WORK TO BE COMPLETED >> The listing below holds pictures; exclude them. Return exactly the lines from the one with "Give me the Chart.js source for this chart." through the one with "const seriesNames = ['Approve', 'Disapprove'];".
──────── DATASET ROWS ────────
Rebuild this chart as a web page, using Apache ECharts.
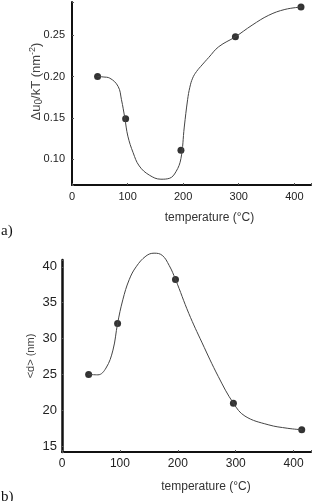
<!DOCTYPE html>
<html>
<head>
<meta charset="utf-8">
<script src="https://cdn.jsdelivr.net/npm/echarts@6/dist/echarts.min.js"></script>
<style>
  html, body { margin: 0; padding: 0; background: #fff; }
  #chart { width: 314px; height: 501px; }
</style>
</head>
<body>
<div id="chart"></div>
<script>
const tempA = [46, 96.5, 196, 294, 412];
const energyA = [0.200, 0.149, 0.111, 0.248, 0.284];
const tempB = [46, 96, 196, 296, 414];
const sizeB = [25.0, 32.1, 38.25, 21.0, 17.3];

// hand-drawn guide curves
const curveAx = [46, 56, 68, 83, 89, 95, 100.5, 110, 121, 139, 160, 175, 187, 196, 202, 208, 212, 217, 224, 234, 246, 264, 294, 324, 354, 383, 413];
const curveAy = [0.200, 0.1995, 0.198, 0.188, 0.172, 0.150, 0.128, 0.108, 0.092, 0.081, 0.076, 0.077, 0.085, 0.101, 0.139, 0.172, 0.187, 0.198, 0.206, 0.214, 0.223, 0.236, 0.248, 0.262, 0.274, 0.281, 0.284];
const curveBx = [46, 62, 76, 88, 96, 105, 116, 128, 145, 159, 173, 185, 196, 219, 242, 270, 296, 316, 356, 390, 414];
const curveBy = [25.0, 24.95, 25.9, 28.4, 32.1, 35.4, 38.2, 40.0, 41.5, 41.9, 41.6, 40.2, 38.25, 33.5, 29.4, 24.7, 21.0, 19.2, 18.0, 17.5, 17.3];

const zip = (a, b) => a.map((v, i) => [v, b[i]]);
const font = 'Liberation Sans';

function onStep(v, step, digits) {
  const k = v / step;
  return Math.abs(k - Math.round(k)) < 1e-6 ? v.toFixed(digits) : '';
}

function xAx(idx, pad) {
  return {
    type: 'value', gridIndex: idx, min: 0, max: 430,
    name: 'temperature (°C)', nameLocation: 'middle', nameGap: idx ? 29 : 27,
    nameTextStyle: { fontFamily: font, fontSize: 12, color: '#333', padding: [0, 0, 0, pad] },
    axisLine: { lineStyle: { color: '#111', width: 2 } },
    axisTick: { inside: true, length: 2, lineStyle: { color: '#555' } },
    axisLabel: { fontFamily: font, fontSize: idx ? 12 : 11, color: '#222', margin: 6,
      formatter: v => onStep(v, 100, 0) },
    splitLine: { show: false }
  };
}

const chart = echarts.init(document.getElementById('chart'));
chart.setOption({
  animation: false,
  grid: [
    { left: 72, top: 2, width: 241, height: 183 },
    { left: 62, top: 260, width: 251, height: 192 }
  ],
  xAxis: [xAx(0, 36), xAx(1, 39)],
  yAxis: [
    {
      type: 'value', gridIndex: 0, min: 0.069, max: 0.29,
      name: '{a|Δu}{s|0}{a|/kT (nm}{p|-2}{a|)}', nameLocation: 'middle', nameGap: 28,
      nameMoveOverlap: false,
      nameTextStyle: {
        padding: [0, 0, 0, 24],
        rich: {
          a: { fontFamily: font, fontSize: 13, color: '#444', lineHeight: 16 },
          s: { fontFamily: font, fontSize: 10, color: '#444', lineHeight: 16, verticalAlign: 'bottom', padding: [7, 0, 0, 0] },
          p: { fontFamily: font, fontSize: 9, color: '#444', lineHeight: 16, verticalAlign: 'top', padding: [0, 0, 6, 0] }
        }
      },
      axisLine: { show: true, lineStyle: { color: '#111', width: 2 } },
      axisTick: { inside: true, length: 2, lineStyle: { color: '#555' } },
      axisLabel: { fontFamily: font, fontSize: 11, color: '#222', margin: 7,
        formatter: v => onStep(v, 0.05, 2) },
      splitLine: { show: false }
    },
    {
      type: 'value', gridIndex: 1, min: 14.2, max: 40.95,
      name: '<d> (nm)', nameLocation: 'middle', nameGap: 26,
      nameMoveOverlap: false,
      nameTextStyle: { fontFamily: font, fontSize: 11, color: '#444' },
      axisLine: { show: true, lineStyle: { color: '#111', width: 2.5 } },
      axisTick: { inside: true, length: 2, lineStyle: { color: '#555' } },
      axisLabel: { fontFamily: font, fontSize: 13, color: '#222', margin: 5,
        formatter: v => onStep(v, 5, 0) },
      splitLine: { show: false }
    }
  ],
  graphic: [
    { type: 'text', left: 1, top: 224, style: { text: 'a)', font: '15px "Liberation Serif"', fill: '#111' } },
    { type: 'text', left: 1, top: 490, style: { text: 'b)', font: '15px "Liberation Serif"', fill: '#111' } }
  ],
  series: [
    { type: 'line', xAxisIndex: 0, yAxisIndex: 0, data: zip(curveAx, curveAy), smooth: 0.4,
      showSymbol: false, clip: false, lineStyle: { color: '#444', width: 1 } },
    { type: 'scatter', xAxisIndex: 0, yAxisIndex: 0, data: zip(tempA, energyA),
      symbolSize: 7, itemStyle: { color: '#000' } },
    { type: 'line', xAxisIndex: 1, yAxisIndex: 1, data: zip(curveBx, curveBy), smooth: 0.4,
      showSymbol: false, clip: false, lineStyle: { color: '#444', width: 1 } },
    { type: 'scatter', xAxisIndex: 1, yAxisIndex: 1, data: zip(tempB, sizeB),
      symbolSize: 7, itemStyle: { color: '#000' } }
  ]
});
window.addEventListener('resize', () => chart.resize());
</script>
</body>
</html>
────────
──────── DATASET ROWS ────────
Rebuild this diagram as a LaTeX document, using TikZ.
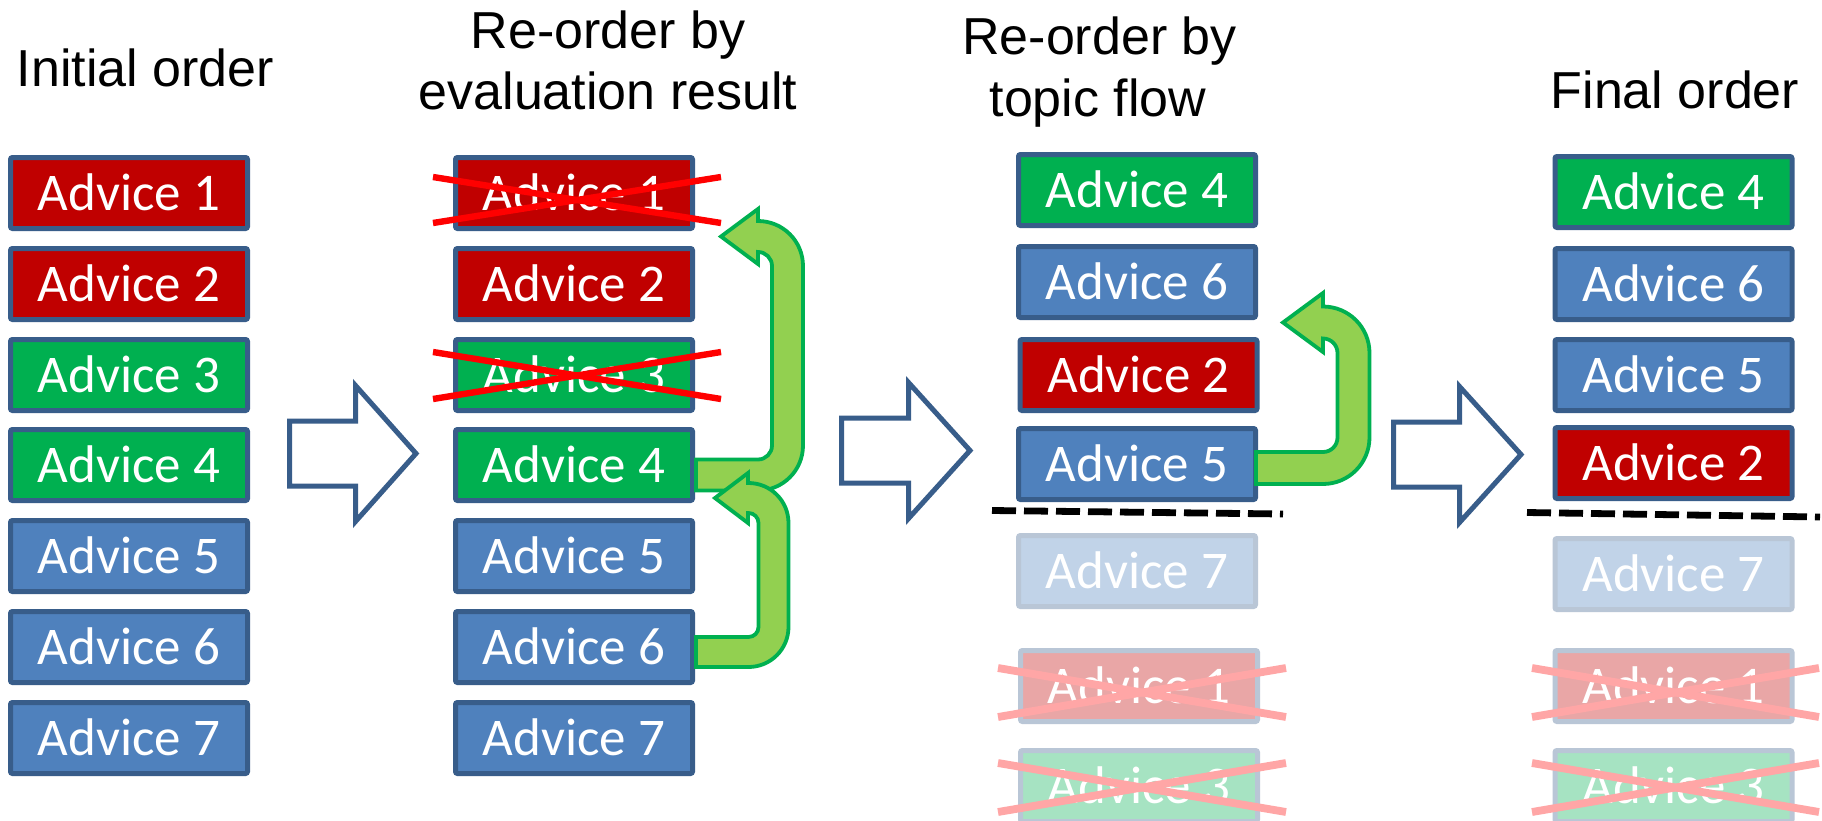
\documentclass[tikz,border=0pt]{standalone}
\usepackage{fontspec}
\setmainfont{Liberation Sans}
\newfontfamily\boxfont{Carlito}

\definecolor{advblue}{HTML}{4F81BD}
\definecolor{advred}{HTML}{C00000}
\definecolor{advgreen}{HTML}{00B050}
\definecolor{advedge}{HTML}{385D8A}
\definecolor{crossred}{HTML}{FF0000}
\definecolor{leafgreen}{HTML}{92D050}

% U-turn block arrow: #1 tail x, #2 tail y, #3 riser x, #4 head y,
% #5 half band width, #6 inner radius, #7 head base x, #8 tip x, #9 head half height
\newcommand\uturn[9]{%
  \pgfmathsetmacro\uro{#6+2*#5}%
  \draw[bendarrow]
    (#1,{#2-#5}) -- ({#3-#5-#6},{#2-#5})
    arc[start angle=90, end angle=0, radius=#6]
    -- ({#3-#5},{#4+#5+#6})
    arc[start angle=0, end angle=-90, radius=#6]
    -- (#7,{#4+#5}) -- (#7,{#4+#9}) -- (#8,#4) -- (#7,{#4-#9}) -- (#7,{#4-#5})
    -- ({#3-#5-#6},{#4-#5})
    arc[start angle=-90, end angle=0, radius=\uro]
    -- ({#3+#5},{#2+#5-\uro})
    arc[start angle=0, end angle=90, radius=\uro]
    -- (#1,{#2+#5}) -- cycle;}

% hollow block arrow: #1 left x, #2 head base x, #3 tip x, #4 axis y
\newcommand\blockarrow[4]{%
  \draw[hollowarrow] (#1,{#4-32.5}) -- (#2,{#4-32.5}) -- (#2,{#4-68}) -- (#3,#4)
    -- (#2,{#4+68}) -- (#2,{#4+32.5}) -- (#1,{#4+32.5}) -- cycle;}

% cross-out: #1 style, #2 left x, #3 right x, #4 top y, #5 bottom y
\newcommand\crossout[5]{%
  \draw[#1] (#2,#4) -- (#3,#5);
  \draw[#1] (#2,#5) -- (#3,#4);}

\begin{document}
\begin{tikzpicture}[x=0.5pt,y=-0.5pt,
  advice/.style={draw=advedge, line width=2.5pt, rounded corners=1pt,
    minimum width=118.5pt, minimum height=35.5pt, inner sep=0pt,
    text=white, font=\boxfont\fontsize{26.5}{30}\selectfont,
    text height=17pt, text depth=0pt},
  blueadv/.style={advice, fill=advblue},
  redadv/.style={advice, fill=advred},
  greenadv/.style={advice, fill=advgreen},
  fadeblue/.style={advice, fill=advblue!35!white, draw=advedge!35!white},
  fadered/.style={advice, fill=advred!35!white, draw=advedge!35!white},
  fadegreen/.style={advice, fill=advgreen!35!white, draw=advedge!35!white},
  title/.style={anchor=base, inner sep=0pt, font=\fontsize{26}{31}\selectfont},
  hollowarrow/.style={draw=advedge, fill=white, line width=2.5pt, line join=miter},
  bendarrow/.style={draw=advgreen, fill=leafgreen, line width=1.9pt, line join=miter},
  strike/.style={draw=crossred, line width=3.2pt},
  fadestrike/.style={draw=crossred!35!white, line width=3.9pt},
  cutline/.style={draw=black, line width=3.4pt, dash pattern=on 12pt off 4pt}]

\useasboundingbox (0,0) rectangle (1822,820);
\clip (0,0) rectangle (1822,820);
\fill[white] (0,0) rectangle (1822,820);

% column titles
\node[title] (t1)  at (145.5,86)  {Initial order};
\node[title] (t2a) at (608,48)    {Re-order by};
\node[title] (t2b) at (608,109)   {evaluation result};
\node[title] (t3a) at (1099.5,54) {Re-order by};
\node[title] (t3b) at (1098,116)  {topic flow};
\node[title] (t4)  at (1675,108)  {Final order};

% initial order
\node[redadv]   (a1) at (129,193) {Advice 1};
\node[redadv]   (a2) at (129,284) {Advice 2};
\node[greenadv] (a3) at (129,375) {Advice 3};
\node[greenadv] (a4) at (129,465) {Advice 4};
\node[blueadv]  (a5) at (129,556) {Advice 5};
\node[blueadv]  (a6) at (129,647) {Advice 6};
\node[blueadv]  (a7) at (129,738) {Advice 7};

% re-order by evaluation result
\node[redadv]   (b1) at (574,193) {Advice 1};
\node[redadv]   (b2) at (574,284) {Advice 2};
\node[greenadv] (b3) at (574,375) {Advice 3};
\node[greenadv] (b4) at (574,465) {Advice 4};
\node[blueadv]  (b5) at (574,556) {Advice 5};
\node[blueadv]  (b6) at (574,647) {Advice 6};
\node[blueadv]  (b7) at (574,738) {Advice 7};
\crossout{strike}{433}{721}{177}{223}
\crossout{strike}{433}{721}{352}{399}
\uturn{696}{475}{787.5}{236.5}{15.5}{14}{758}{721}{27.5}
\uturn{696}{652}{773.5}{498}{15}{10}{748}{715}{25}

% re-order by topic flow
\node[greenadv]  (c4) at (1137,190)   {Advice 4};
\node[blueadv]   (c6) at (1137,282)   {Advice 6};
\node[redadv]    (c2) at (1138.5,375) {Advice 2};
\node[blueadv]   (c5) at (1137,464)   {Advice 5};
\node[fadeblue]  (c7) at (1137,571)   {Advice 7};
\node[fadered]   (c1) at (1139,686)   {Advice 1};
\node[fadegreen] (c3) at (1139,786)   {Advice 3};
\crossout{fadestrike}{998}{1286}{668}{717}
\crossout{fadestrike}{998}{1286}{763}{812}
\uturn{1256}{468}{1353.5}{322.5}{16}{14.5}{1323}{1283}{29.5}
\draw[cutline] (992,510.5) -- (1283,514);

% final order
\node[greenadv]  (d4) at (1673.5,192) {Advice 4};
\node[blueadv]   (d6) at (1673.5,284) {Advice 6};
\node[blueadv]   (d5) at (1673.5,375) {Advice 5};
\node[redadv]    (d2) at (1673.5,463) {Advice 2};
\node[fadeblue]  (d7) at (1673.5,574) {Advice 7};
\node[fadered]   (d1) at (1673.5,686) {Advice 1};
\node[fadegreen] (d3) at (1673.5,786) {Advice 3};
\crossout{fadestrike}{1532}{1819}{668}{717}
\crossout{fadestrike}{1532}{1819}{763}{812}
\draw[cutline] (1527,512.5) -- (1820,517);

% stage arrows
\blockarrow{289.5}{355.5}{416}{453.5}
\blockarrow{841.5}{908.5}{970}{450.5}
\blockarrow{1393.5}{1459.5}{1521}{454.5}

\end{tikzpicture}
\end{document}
────────
──────── DATASET ROWS ────────
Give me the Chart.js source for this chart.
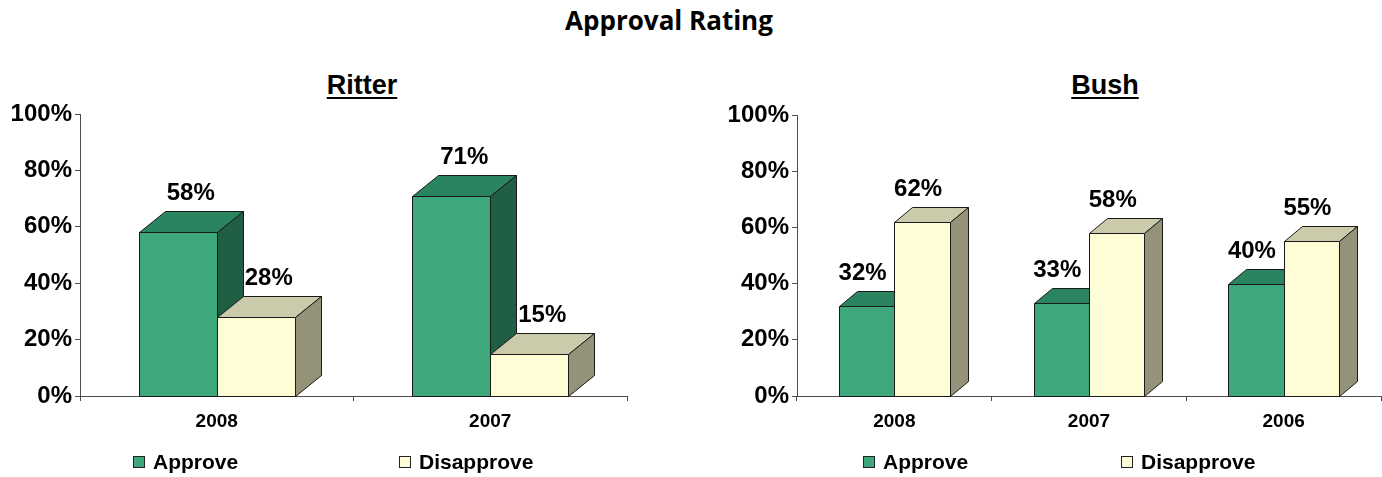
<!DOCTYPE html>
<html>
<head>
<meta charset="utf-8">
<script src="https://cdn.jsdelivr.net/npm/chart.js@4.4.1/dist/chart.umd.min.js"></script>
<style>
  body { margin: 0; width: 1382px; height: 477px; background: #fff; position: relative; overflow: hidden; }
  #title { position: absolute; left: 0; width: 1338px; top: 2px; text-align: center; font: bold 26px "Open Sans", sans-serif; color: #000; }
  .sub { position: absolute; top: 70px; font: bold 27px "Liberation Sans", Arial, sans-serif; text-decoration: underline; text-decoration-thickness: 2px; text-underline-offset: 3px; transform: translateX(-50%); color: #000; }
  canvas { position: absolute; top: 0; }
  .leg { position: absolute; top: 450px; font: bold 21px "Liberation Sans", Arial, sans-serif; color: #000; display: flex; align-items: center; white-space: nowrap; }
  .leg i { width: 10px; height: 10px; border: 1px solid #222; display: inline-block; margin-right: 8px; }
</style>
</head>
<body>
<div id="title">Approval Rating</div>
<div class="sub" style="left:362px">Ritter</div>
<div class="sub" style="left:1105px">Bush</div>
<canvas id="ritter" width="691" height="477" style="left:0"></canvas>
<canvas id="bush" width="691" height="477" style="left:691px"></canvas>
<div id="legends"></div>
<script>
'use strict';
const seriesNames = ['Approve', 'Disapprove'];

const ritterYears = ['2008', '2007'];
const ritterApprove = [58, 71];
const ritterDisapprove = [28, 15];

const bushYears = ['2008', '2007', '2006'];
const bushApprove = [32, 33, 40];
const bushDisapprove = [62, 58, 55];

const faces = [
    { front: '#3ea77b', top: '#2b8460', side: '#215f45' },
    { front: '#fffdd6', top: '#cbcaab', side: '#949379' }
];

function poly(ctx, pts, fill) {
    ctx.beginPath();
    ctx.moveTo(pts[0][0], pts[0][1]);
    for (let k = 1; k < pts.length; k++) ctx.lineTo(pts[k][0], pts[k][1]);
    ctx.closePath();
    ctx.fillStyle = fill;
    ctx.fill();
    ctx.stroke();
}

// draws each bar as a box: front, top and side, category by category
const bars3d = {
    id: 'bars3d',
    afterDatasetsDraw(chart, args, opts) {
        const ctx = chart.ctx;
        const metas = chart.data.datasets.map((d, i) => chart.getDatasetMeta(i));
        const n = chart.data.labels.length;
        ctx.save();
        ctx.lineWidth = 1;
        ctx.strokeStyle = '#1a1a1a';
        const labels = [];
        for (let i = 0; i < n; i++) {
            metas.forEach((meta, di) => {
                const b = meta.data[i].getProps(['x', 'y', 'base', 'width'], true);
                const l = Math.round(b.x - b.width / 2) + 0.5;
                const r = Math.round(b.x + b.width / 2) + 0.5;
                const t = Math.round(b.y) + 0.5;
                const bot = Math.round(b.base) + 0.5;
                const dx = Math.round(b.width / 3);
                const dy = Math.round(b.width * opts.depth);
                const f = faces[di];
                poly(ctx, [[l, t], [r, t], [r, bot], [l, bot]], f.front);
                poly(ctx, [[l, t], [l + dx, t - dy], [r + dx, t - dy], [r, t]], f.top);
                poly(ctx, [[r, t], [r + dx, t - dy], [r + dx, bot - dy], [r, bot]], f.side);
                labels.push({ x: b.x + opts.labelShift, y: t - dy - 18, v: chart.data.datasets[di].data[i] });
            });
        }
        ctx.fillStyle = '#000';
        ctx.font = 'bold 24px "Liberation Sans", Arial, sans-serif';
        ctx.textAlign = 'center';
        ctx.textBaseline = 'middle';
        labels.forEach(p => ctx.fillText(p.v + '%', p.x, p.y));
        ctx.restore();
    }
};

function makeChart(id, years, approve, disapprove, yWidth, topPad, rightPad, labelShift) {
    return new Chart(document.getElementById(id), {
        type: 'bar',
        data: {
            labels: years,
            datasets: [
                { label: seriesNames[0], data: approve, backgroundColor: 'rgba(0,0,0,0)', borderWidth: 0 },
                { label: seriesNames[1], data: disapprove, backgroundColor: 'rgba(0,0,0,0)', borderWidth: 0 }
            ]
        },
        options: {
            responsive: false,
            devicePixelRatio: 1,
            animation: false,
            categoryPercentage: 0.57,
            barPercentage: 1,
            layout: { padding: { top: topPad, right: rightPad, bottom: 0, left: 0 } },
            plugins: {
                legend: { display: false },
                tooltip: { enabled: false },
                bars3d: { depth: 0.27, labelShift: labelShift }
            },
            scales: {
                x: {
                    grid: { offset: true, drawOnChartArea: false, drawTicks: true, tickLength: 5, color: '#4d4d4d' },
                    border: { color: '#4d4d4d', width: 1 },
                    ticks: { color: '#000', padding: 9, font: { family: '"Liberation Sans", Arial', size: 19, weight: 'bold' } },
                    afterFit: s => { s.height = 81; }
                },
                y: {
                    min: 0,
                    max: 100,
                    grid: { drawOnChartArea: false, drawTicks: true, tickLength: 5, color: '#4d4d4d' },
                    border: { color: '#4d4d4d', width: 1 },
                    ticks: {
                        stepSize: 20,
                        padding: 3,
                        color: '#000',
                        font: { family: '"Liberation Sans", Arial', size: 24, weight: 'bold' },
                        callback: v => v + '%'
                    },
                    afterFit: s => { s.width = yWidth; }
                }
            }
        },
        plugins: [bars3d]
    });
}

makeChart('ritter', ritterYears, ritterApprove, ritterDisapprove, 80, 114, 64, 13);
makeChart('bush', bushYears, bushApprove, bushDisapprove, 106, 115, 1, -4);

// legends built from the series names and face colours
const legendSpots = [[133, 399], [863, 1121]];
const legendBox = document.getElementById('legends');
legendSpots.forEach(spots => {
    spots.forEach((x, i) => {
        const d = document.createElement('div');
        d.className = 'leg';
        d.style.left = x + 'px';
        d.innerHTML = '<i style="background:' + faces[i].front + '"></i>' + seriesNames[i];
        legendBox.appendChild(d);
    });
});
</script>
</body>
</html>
────────
SOLUTION FOR THIS TASK >>
Give me the Chart.js source for this chart.
<!DOCTYPE html>
<html>
<head>
<meta charset="utf-8">
<script src="https://cdn.jsdelivr.net/npm/chart.js@4.4.1/dist/chart.umd.min.js"></script>
<style>
  body { margin: 0; width: 1382px; height: 477px; background: #fff; position: relative; overflow: hidden; }
  #title { position: absolute; left: 0; width: 1338px; top: 2px; text-align: center; font: bold 26px "Open Sans", sans-serif; color: #000; }
  .sub { position: absolute; top: 70px; font: bold 27px "Liberation Sans", Arial, sans-serif; text-decoration: underline; text-decoration-thickness: 2px; text-underline-offset: 3px; transform: translateX(-50%); color: #000; }
  canvas { position: absolute; top: 0; }
  .leg { position: absolute; top: 450px; font: bold 21px "Liberation Sans", Arial, sans-serif; color: #000; display: flex; align-items: center; white-space: nowrap; }
  .leg i { width: 10px; height: 10px; border: 1px solid #222; display: inline-block; margin-right: 8px; }
</style>
</head>
<body>
<div id="title">Approval Rating</div>
<div class="sub" style="left:362px">Ritter</div>
<div class="sub" style="left:1105px">Bush</div>
<canvas id="ritter" width="691" height="477" style="left:0"></canvas>
<canvas id="bush" width="691" height="477" style="left:691px"></canvas>
<div id="legends"></div>
<script>
'use strict';
const seriesNames = ['Approve', 'Disapprove'];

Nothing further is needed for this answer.